08. Embedding Across Modalities
Joint embedding spaces enable cross-modal operations. This chapter covers the architecture and training of models that project different modalities into comparable representations.
Contrastive Learning for Alignment
CLIP and similar models learn joint spaces through contrastive learning. The training signal: matching image-text pairs should have high similarity; mismatched pairs should have low similarity.
import torch
import torch.nn.functional as F
from torch import nn
class ContrastiveLoss(nn.Module):
"""InfoNCE loss for contrastive learning."""
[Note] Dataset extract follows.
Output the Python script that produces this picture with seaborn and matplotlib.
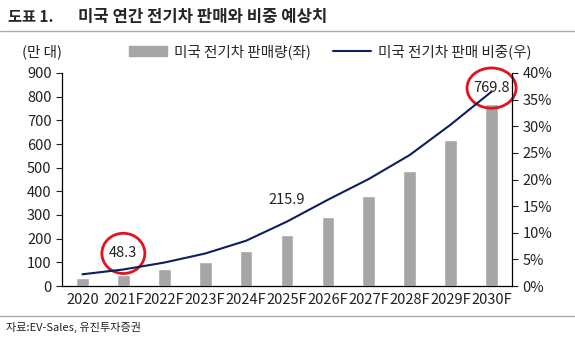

def __init__(self, temperature=0.07):
super().__init__()
self.temperature = temperature
def forward(self, image_embeds, text_embeds):
"""
image_embeds: (B, D) - normalized image embeddings
text_embeds: (B, D) - normalized text embeddings
"""
# Compute similarity matrix
logits = torch.matmul(image_embeds, text_embeds.T) / self.temperature
# Labels: diagonal is positive pairs
labels = torch.arange(len(logits), device=logits.device)
# Symmetric loss: image->text and text->image
loss_i2t = F.cross_entropy(logits, labels)
loss_t2i = F.cross_entropy(logits.T, labels)
return (loss_i2t + loss_t2i) / 2
def compute_accuracy(self, image_embeds, text_embeds):
"""Compute retrieval accuracy as sanity check."""
logits = torch.matmul(image_embeds, text_embeds.T) / self.temperature
preds = logits.argmax(dim=1)
return (preds == torch.arange(len(preds), device=preds.device)).float().mean()
Projection Heads
Raw encoder outputs are not directly comparable. Projection heads transform them into a joint space where alignment is meaningful.
class ProjectionHead(nn.Module):
"""Project modality-specific features to joint embedding space."""
def __init__(self, input_dim, output_dim=512, hidden_dim=2048):
super().__init__()
self.projection = nn.Sequential(
nn.Linear(input_dim, hidden_dim),
nn.GELU(),
nn.Linear(hidden_dim, hidden_dim),
nn.GELU(),
nn.Linear(hidden_dim, output_dim),
)
# Temperature and learnable scaling (used in some architectures)
self.logit_scale = nn.Parameter(torch.ones([]) * np.log(1 / 0.07))
def forward(self, features):
return self.projection(features)
def normalize(self, projected):
return F.normalize(projected, p=2, dim=-1)
Handling Modality Imbalance
Different modalities have different information content and entropy. Text is discrete and high-bandwidth; audio is continuous and redundant. This imbalance affects embedding space structure.
def analyze_modality_distribution(image_embeds, text_embeds):
"""Compare embedding distributions across modalities."""
# Compute statistics
stats = {
"image": {
"mean_norm": image_embeds.norm(dim=-1).mean().item(),
"std_norm": image_embeds.norm(dim=-1).std().item(),
"cos_sim_mean": F.cosine_similarity(image_embeds[:, None], image_embeds, dim=-1).mean().item(),
},
"text": {
"mean_norm": text_embeds.norm(dim=-1).mean().item(),
"std_norm": text_embeds.norm(dim=-1).std().item(),
"cos_sim_mean": F.cosine_similarity(text_embeds[:, None], text_embeds, dim=-1).mean().item(),
}
}
# Cross-modal similarity should be lower than within-modality
cross_sim = F.cosine_similarity(image_embeds, text_embeds).mean().item()
print(f"Within-modality similarity:")
print(f" Image: {stats['image']['cos_sim_mean']:.3f}")
print(f" Text: {stats['text']['cos_sim_mean']:.3f}")
print(f"Cross-modal similarity: {cross_sim:.3f}")
return stats
Train a simple CLIP-style model on 1000 image-caption pairs using a pre-trained image encoder and random text encoder. Plot the training loss curve. After training, evaluate zero-shot retrieval accuracy on a held-out test set. Report findings.